◆ **Material provided**:

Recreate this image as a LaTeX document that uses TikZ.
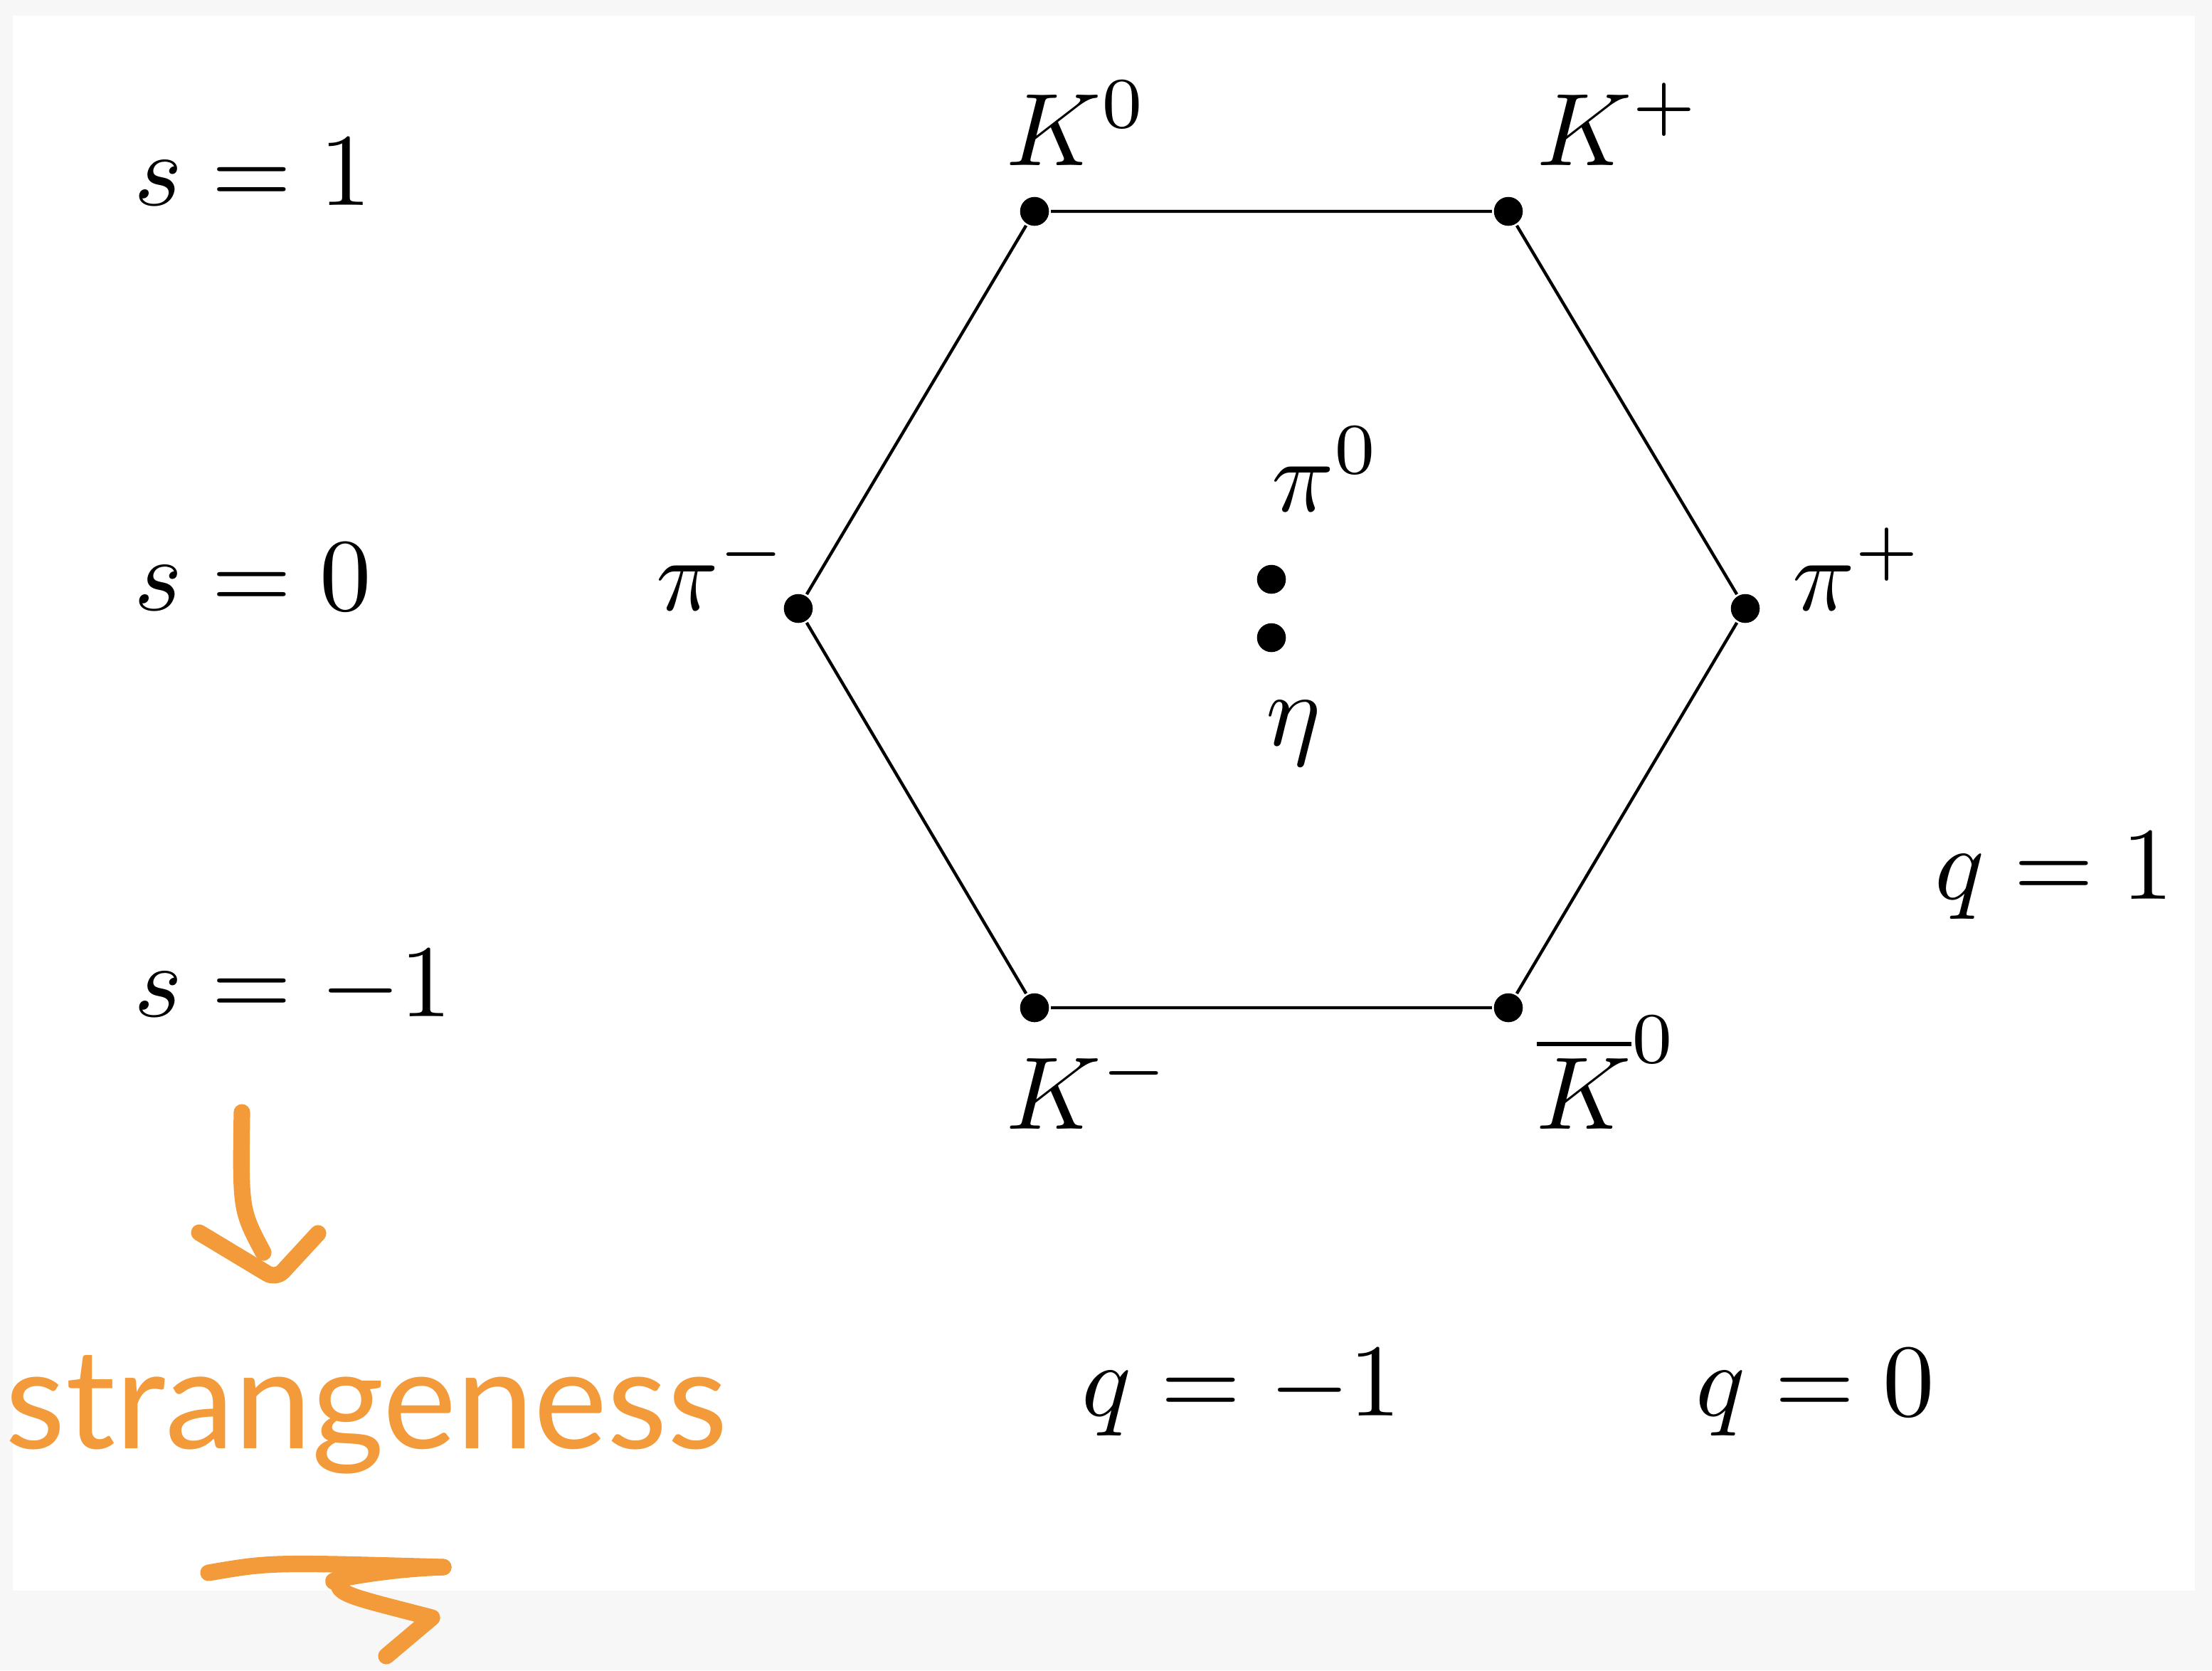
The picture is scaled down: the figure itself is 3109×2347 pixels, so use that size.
\documentclass[tikz,border=0pt]{standalone}
\usepackage{fontspec}
\newfontfamily\handfont{Lato}
\definecolor{hand}{HTML}{F39A3B}
\definecolor{bgedge}{HTML}{F8F7F7}
\begin{document}
\begin{tikzpicture}[x=0.069pt,y=-0.069pt,
  dot/.style={circle,fill=black,inner sep=0pt,minimum size=2.8pt},
  lab/.style={anchor=base west,inner sep=0pt},
  hexline/.style={line width=0.3pt},
  handline/.style={draw=hand,line width=1.6pt,line cap=round,line join=round}]
\useasboundingbox (0,0) rectangle (3109,2347);
\fill[bgedge] (0,0) rectangle (3109,2347);
\fill[white] (18,22) rectangle (3085,2235);
% vertices
\node[dot] (K0) at (1454,297) {};
\node[dot] (Kp) at (2120,297) {};
\node[dot] (pip) at (2453,855) {};
\node[dot] (K0b) at (2120,1416) {};
\node[dot] (Km) at (1454,1416) {};
\node[dot] (pim) at (1122,855) {};
\node[dot] (pi0) at (1787,814) {};
\node[dot] (eta) at (1787,896) {};
\draw[hexline] (K0) -- (Kp) -- (pip) -- (K0b) -- (Km) -- (pim) -- (K0);
% particle labels
\node[lab] (lK0) at (1412,232) {$K^0$};
\node[lab] (lKp) at (2158,232) {$K^+$};
\node[lab] (lpim) at (920,857) {$\pi^-$};
\node[lab] (lpip) at (2517,857) {$\pi^+$};
\node[lab] (lpi0) at (1785,718) {$\pi^0$};
\node[lab] (leta) at (1777,1047) {$\eta$};
\node[lab] (lKm) at (1412,1586) {$K^-$};
\node[lab] (lK0b) at (2157,1586) {$\overline{K}^0$};
% quantum numbers
\node[lab] (s1) at (186,288) {$s=1$};
\node[lab] (s0) at (186,857) {$s=0$};
\node[lab] (sm1) at (186,1428) {$s=-1$};
\node[lab] (q1) at (2717,1263) {$q=1$};
\node[lab] (qm1) at (1518,1989) {$q=-1$};
\node[lab] (q0) at (2381,1989) {$q=0$};
% handwritten note
\coordinate (ar0) at (340,1563);
\coordinate (ar1) at (370,1760);
\coordinate (ah1) at (280,1732);
\coordinate (ah2) at (388,1797);
\coordinate (ah3) at (447,1733);
\draw[handline] (ar0) .. controls (338,1700) .. (ar1);
\draw[handline,rounded corners=1pt] (ah1) -- (ah2) -- (ah3);
\node[anchor=base,inner sep=0pt,text=hand] (strange) at (515,2035) {\resizebox{70pt}{!}{\handfont strangeness}};
\coordinate (u0) at (293,2210);
\coordinate (u1) at (623,2202);
\coordinate (u2) at (477,2222);
\coordinate (u3) at (607,2273);
\coordinate (u4) at (543,2327);
\draw[handline] (u0) .. controls (380,2195) .. (u1);
\draw[handline] (u1) .. controls (530,2205) and (440,2225) .. (u2) .. controls (470,2240) and (500,2245) .. (u3) -- (u4);
\end{tikzpicture}
\end{document}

◆ **Your instructions**: Quote everything in the listing above exactly; pictures are the only thing to omit.

◆ **Solution to the problem**:
Recreate this image as a LaTeX document that uses TikZ.
The picture is scaled down: the figure itself is 3109×2347 pixels, so use that size.
\documentclass[tikz,border=0pt]{standalone}
\usepackage{fontspec}
\newfontfamily\handfont{Lato}
\definecolor{hand}{HTML}{F39A3B}
\definecolor{bgedge}{HTML}{F8F7F7}
\begin{document}
\begin{tikzpicture}[x=0.069pt,y=-0.069pt,
  dot/.style={circle,fill=black,inner sep=0pt,minimum size=2.8pt},
  lab/.style={anchor=base west,inner sep=0pt},
  hexline/.style={line width=0.3pt},
  handline/.style={draw=hand,line width=1.6pt,line cap=round,line join=round}]
\useasboundingbox (0,0) rectangle (3109,2347);
\fill[bgedge] (0,0) rectangle (3109,2347);
\fill[white] (18,22) rectangle (3085,2235);
% vertices
\node[dot] (K0) at (1454,297) {};
\node[dot] (Kp) at (2120,297) {};
\node[dot] (pip) at (2453,855) {};
\node[dot] (K0b) at (2120,1416) {};
\node[dot] (Km) at (1454,1416) {};
\node[dot] (pim) at (1122,855) {};
\node[dot] (pi0) at (1787,814) {};
\node[dot] (eta) at (1787,896) {};
\draw[hexline] (K0) -- (Kp) -- (pip) -- (K0b) -- (Km) -- (pim) -- (K0);
% particle labels
\node[lab] (lK0) at (1412,232) {$K^0$};
\node[lab] (lKp) at (2158,232) {$K^+$};
\node[lab] (lpim) at (920,857) {$\pi^-$};
\node[lab] (lpip) at (2517,857) {$\pi^+$};
\node[lab] (lpi0) at (1785,718) {$\pi^0$};
\node[lab] (leta) at (1777,1047) {$\eta$};
\node[lab] (lKm) at (1412,1586) {$K^-$};
\node[lab] (lK0b) at (2157,1586) {$\overline{K}^0$};
% quantum numbers
\node[lab] (s1) at (186,288) {$s=1$};
\node[lab] (s0) at (186,857) {$s=0$};
\node[lab] (sm1) at (186,1428) {$s=-1$};
\node[lab] (q1) at (2717,1263) {$q=1$};
\node[lab] (qm1) at (1518,1989) {$q=-1$};
\node[lab] (q0) at (2381,1989) {$q=0$};
% handwritten note
\coordinate (ar0) at (340,1563);
\coordinate (ar1) at (370,1760);
\coordinate (ah1) at (280,1732);
\coordinate (ah2) at (388,1797);
\coordinate (ah3) at (447,1733);
\draw[handline] (ar0) .. controls (338,1700) .. (ar1);
\draw[handline,rounded corners=1pt] (ah1) -- (ah2) -- (ah3);
\node[anchor=base,inner sep=0pt,text=hand] (strange) at (515,2035) {\resizebox{70pt}{!}{\handfont strangeness}};
\coordinate (u0) at (293,2210);
\coordinate (u1) at (623,2202);
\coordinate (u2) at (477,2222);
\coordinate (u3) at (607,2273);
\coordinate (u4) at (543,2327);
\draw[handline] (u0) .. controls (380,2195) .. (u1);
\draw[handline] (u1) .. controls (530,2205) and (440,2225) .. (u2) .. controls (470,2240) and (500,2245) .. (u3) -- (u4);
\end{tikzpicture}
\end{document}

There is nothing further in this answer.